(Figure scripts)
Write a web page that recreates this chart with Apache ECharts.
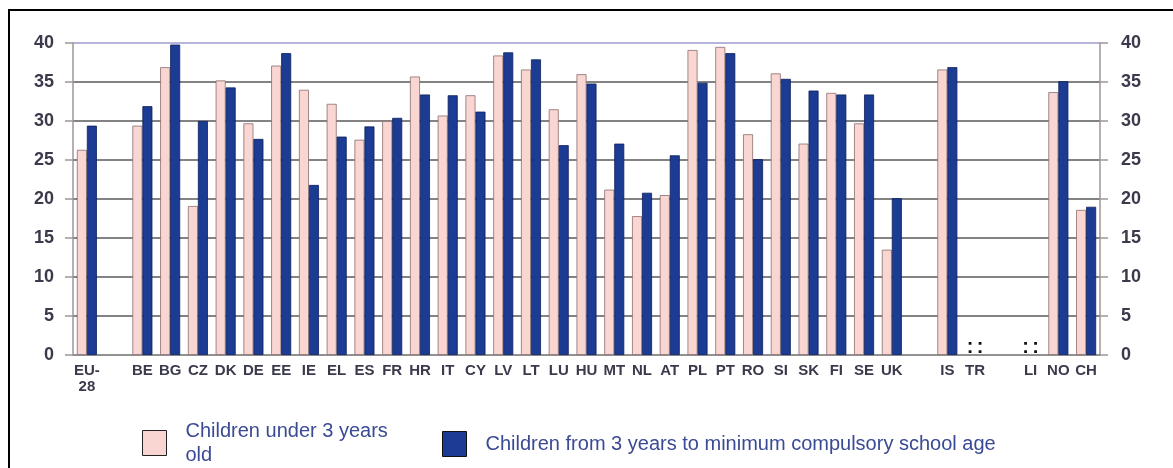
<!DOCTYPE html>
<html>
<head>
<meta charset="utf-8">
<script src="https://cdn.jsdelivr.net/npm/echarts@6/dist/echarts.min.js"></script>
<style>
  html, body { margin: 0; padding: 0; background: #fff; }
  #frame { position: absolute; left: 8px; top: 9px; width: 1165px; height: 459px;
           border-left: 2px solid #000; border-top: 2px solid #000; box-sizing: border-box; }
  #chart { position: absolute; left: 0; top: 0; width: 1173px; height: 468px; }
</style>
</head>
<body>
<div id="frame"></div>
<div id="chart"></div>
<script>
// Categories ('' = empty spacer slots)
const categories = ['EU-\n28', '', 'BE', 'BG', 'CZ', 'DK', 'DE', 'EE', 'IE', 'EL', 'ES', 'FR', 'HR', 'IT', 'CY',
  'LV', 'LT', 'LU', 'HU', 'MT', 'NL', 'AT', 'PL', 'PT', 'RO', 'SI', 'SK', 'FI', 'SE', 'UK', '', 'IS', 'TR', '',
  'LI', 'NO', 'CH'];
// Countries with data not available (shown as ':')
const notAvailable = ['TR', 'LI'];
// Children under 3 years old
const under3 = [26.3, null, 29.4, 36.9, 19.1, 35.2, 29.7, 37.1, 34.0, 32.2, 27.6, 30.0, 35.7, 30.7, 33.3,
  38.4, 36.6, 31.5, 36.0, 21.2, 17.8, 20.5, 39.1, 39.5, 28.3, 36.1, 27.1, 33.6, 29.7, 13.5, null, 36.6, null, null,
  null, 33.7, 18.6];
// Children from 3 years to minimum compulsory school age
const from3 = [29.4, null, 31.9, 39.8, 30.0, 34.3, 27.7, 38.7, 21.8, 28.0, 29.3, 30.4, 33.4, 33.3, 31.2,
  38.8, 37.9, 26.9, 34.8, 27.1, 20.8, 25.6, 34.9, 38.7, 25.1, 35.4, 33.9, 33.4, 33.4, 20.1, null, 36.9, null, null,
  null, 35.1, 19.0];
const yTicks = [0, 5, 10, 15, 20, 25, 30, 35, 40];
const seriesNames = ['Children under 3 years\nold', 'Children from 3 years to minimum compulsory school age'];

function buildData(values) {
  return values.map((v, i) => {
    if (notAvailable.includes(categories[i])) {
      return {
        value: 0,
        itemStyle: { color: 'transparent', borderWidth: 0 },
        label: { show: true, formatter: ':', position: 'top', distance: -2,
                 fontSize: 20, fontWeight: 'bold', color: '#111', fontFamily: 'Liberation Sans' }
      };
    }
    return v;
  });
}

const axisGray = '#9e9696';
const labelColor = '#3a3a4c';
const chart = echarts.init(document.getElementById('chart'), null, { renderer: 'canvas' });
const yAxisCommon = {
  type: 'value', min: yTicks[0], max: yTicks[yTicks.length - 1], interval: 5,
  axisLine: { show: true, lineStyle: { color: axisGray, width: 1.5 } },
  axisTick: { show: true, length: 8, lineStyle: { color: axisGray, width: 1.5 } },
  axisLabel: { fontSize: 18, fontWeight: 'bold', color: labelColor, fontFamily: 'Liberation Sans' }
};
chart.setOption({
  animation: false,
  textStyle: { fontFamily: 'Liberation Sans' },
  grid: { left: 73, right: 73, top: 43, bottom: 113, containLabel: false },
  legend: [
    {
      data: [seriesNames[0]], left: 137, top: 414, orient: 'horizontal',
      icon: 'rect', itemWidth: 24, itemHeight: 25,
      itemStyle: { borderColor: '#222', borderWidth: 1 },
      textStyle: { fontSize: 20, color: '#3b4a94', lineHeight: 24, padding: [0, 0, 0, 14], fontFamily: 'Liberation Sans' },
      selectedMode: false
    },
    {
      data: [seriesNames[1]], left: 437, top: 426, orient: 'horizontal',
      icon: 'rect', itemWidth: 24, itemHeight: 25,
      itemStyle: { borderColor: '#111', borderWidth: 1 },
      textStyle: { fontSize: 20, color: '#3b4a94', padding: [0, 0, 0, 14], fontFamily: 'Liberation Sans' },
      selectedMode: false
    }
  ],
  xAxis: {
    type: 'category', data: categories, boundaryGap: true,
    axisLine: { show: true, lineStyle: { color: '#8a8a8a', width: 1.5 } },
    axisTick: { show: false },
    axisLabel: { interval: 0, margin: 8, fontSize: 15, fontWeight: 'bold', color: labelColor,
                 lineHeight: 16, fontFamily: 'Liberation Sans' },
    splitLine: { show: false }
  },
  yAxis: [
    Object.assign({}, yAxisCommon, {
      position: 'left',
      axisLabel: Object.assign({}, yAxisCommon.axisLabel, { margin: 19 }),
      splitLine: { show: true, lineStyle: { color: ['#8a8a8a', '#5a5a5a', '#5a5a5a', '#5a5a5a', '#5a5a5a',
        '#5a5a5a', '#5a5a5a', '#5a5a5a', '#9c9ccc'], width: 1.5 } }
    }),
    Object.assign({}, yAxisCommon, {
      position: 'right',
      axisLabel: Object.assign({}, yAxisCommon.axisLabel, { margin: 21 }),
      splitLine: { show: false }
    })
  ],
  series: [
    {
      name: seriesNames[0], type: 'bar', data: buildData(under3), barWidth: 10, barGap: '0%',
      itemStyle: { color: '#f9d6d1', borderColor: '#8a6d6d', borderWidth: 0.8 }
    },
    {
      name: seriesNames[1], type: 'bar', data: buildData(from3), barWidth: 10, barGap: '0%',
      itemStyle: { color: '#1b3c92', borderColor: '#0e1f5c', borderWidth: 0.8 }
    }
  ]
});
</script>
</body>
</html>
...
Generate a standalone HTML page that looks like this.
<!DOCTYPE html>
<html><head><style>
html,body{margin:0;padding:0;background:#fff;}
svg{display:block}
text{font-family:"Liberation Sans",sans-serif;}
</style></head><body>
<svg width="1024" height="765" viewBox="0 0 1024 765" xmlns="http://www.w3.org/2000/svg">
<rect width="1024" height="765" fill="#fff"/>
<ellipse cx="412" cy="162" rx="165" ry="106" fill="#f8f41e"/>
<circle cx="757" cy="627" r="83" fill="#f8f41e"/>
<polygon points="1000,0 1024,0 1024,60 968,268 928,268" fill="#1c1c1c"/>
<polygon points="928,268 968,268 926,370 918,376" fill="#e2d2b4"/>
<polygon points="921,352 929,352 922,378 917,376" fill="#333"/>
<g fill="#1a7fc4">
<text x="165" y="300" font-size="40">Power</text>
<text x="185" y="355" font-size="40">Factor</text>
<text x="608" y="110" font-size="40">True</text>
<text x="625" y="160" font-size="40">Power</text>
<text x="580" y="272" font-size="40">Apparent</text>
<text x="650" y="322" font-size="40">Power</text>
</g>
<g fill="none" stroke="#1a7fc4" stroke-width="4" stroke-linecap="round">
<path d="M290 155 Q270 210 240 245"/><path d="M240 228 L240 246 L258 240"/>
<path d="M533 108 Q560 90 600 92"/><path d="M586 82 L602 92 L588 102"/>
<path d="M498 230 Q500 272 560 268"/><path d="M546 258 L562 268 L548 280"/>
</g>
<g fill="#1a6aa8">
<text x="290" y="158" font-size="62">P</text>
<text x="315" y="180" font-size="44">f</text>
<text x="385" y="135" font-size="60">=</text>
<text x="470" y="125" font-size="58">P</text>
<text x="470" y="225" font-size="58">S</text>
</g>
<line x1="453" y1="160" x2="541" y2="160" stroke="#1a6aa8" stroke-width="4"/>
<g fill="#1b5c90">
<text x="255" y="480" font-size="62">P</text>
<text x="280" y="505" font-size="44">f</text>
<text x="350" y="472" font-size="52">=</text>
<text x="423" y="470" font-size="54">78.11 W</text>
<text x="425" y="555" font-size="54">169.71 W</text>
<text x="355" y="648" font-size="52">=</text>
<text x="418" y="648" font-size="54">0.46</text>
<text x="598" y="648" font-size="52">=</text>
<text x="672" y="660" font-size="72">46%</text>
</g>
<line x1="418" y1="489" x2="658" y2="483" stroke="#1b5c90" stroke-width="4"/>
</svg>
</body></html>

[THE PROBLEM] Pull out each line containing the word "that" and copy it.

[OUTPUT BELOW]
Write a web page that recreates this chart with Apache ECharts.
Generate a standalone HTML page that looks like this.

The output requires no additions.